Source excerpt:
.....
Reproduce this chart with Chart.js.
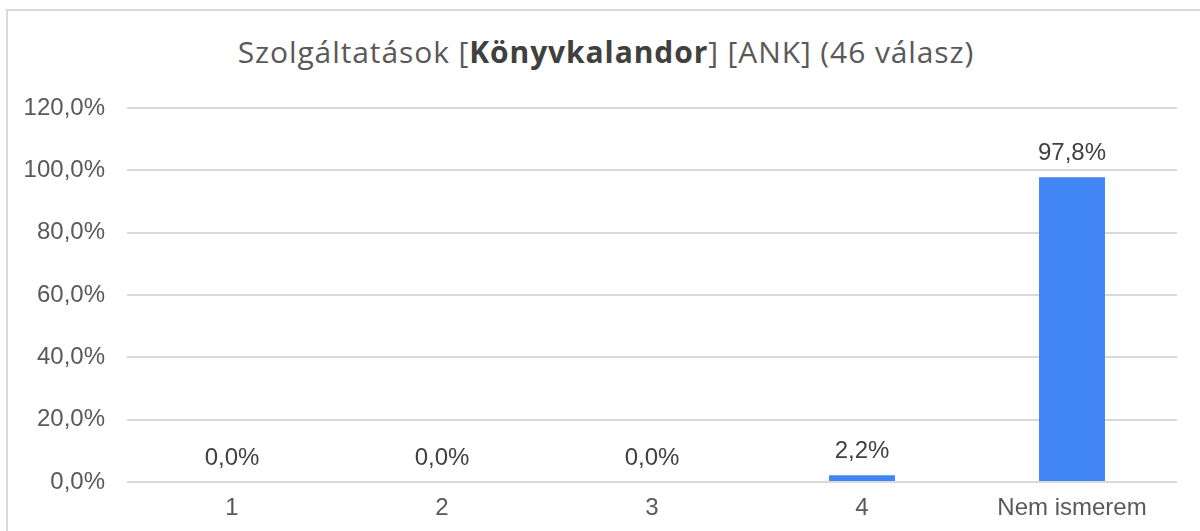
<!DOCTYPE html>
<html>
<head>
<meta charset="utf-8">
<script src="https://cdn.jsdelivr.net/npm/chart.js@4"></script>
<style>
  html, body { margin: 0; padding: 0; background: #fff; overflow: hidden; }
  #frame {
    position: absolute; left: 6px; top: 9px; width: 1210px; height: 540px;
    border-left: 2px solid #d9d9d9; border-top: 2px solid #d9d9d9;
  }
  #title {
    position: absolute; left: 0; top: 31px; width: 1212px; text-align: center;
    font-family: "Open Sans", sans-serif; font-size: 30px; color: #595959;
    letter-spacing: 0.9px; white-space: nowrap;
  }
  #title b { color: #404040; }
  #wrap { position: absolute; left: 0; top: 0; width: 1200px; height: 531px; }
</style>
</head>
<body>
<div id="frame"></div>
<div id="title">Szolgáltatások [<b>Könyvkalandor</b>] [ANK] (46 válasz)</div>
<div id="wrap"><canvas id="chart" width="1200" height="531"></canvas></div>
<script>
// Categories and shares (fraction of 46 answers)
const categories = ["1", "2", "3", "4", "Nem ismerem"];
const shares = [0, 0, 0, 0.022, 0.978];
const yTicks = [0, 0.2, 0.4, 0.6, 0.8, 1.0, 1.2];

const pct = (v) => (v * 100).toFixed(1).replace(".", ",") + "%";

// Draw the value above every bar
const valueLabels = {
  id: "valueLabels",
  afterDatasetsDraw(chart) {
    const ctx = chart.ctx;
    const meta = chart.getDatasetMeta(0);
    ctx.save();
    ctx.font = "24px 'Liberation Sans', Arial, sans-serif";
    ctx.fillStyle = "#404040";
    ctx.textAlign = "center";
    ctx.textBaseline = "middle";
    meta.data.forEach((bar, i) => {
      ctx.fillText(pct(shares[i]), bar.x, bar.y - 24);
    });
    ctx.restore();
  },
};

new Chart(document.getElementById("chart").getContext("2d"), {
  type: "bar",
  data: {
    labels: categories,
    datasets: [
      {
        data: shares,
        backgroundColor: "#4285f4",
        categoryPercentage: 1,
        barPercentage: 0.314,
      },
    ],
  },
  options: {
    responsive: false,
    animation: false,
    layout: { padding: { top: 108, right: 23, left: 0, bottom: 0 } },
    plugins: { legend: { display: false }, tooltip: { enabled: false } },
    scales: {
      y: {
        min: 0,
        max: 1.2,
        afterFit: (s) => { s.width = 127; },
        afterBuildTicks: (s) => { s.ticks = yTicks.map((v) => ({ value: v })); },
        border: { display: false },
        grid: { color: "#d9d9d9", lineWidth: 2, drawTicks: false },
        ticks: {
          padding: 22,
          color: "#595959",
          font: { family: "'Liberation Sans', Arial, sans-serif", size: 24 },
          callback: (v) => pct(v),
        },
      },
      x: {
        afterFit: (s) => { s.height = 49; },
        border: { display: false },
        grid: { display: false, drawTicks: false },
        ticks: {
          padding: 12,
          color: "#595959",
          font: { family: "'Liberation Sans', Arial, sans-serif", size: 24 },
        },
      },
    },
  },
  plugins: [valueLabels],
});
</script>
</body>
</html>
.....
Problem requirements: Write out the material above once more, exactly as it reads, with no pictures.

Right answer:
Reproduce this chart with Chart.js.
<!DOCTYPE html>
<html>
<head>
<meta charset="utf-8">
<script src="https://cdn.jsdelivr.net/npm/chart.js@4"></script>
<style>
  html, body { margin: 0; padding: 0; background: #fff; overflow: hidden; }
  #frame {
    position: absolute; left: 6px; top: 9px; width: 1210px; height: 540px;
    border-left: 2px solid #d9d9d9; border-top: 2px solid #d9d9d9;
  }
  #title {
    position: absolute; left: 0; top: 31px; width: 1212px; text-align: center;
    font-family: "Open Sans", sans-serif; font-size: 30px; color: #595959;
    letter-spacing: 0.9px; white-space: nowrap;
  }
  #title b { color: #404040; }
  #wrap { position: absolute; left: 0; top: 0; width: 1200px; height: 531px; }
</style>
</head>
<body>
<div id="frame"></div>
<div id="title">Szolgáltatások [<b>Könyvkalandor</b>] [ANK] (46 válasz)</div>
<div id="wrap"><canvas id="chart" width="1200" height="531"></canvas></div>
<script>
// Categories and shares (fraction of 46 answers)
const categories = ["1", "2", "3", "4", "Nem ismerem"];
const shares = [0, 0, 0, 0.022, 0.978];
const yTicks = [0, 0.2, 0.4, 0.6, 0.8, 1.0, 1.2];

const pct = (v) => (v * 100).toFixed(1).replace(".", ",") + "%";

// Draw the value above every bar
const valueLabels = {
  id: "valueLabels",
  afterDatasetsDraw(chart) {
    const ctx = chart.ctx;
    const meta = chart.getDatasetMeta(0);
    ctx.save();
    ctx.font = "24px 'Liberation Sans', Arial, sans-serif";
    ctx.fillStyle = "#404040";
    ctx.textAlign = "center";
    ctx.textBaseline = "middle";
    meta.data.forEach((bar, i) => {
      ctx.fillText(pct(shares[i]), bar.x, bar.y - 24);
    });
    ctx.restore();
  },
};

new Chart(document.getElementById("chart").getContext("2d"), {
  type: "bar",
  data: {
    labels: categories,
    datasets: [
      {
        data: shares,
        backgroundColor: "#4285f4",
        categoryPercentage: 1,
        barPercentage: 0.314,
      },
    ],
  },
  options: {
    responsive: false,
    animation: false,
    layout: { padding: { top: 108, right: 23, left: 0, bottom: 0 } },
    plugins: { legend: { display: false }, tooltip: { enabled: false } },
    scales: {
      y: {
        min: 0,
        max: 1.2,
        afterFit: (s) => { s.width = 127; },
        afterBuildTicks: (s) => { s.ticks = yTicks.map((v) => ({ value: v })); },
        border: { display: false },
        grid: { color: "#d9d9d9", lineWidth: 2, drawTicks: false },
        ticks: {
          padding: 22,
          color: "#595959",
          font: { family: "'Liberation Sans', Arial, sans-serif", size: 24 },
          callback: (v) => pct(v),
        },
      },
      x: {
        afterFit: (s) => { s.height = 49; },
        border: { display: false },
        grid: { display: false, drawTicks: false },
        ticks: {
          padding: 12,
          color: "#595959",
          font: { family: "'Liberation Sans', Arial, sans-serif", size: 24 },
        },
      },
    },
  },
  plugins: [valueLabels],
});
</script>
</body>
</html>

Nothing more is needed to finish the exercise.